While the shortfall sounds sizeable, it is not out of line with what other states are facing, Johnson said.
Spending on education has been a point of contention between the previous governor, teachers and Board of Education, which manages the country's only statewide school system.
Two years ago, the governor's office instituted 14 "furlough Fridays" to help the state's budget shortfall, thereby shortening the school year. After negotiations for this current school year, teachers now take six mandatory furlough days during professional development training time, which are not instructional days for students.
Wil Okabe, president of the Hawaii State Teachers Association, said his organization is negotiating with the Gov. Neil Abercrombie, who took office in December, regarding education spending for the next fiscal year.
"Because of the economy, the budget, all public sectors and services definitely have been affected," he said.
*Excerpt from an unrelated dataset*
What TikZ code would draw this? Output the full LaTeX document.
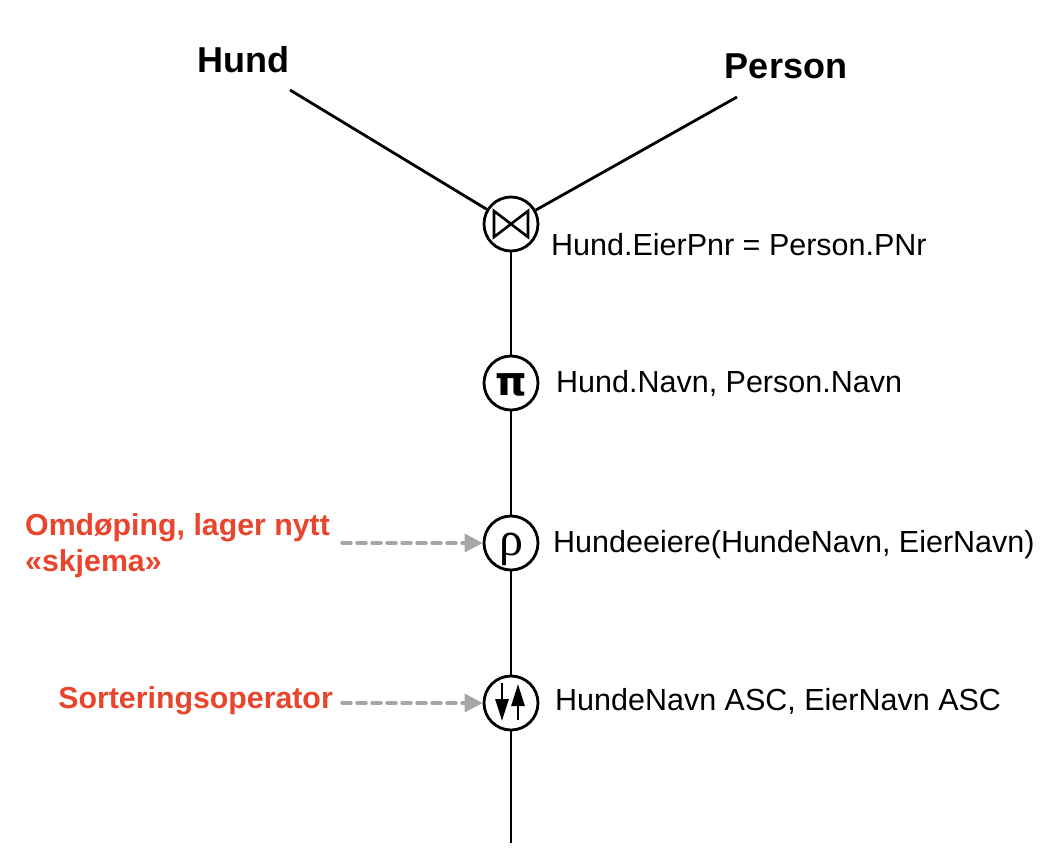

The state recently limited the availability of its high school driver's education classes, forcing some students to pay close to $500 for private instruction, Okabe said.
There are 180,000 students and 13,500 teachers in the state's public education system, according to Okabe.
Dr. Kanoe Naone, CEO of the Institute for Native Pacific Education and Culture, INPEACE, in Hawaii, said stripping money away from education will only lead to further budget problems. She said every $1 spent in early education leads to a cost savings of $4.20 in long term social services.
"The general public says they are for education and for kids, but when there is an economic crisis, it seems like education is the first to go. It's understandable but short sighted," she said. "Until we prioritize education or at least early education, we're going to continue to have economic difficulties."
One of Moody's major concerns about Hawaii's public fiscal situation is that Hawaii's pension funded ratio - or its ability to pay for pensions obligations - is low relative to other states, according to Johnson. The ratio was 61.5 percent as of June 30, 2010. Florida has ratio of about 87 percent and Wisconsin has a ratio close to 100 percent, which is "very good," said Johnson.
Hawaii's "other post-employment benefits" obligation is "quite sizeable" at $7.2 billion for state employees and $1.6 billion for teachers, which reflect full health benefits paid by the state, according to the report.
"For the present time, the state plans to continue funding these obligations on a pay-go basis as is the case in many other states," Moody's report states.
However, the Hawaiian government has "already taken actions" to fix their fiscal problems and will deplete their "rainy day fund" that's designated for emergencies, by the end of this year, according to Johnson.
"So it doesn't give them a lot of flexibility, and they probably won't rebuild it for a couple of years," she said. "But if revenues begin to turn around, they are projected to stabilize."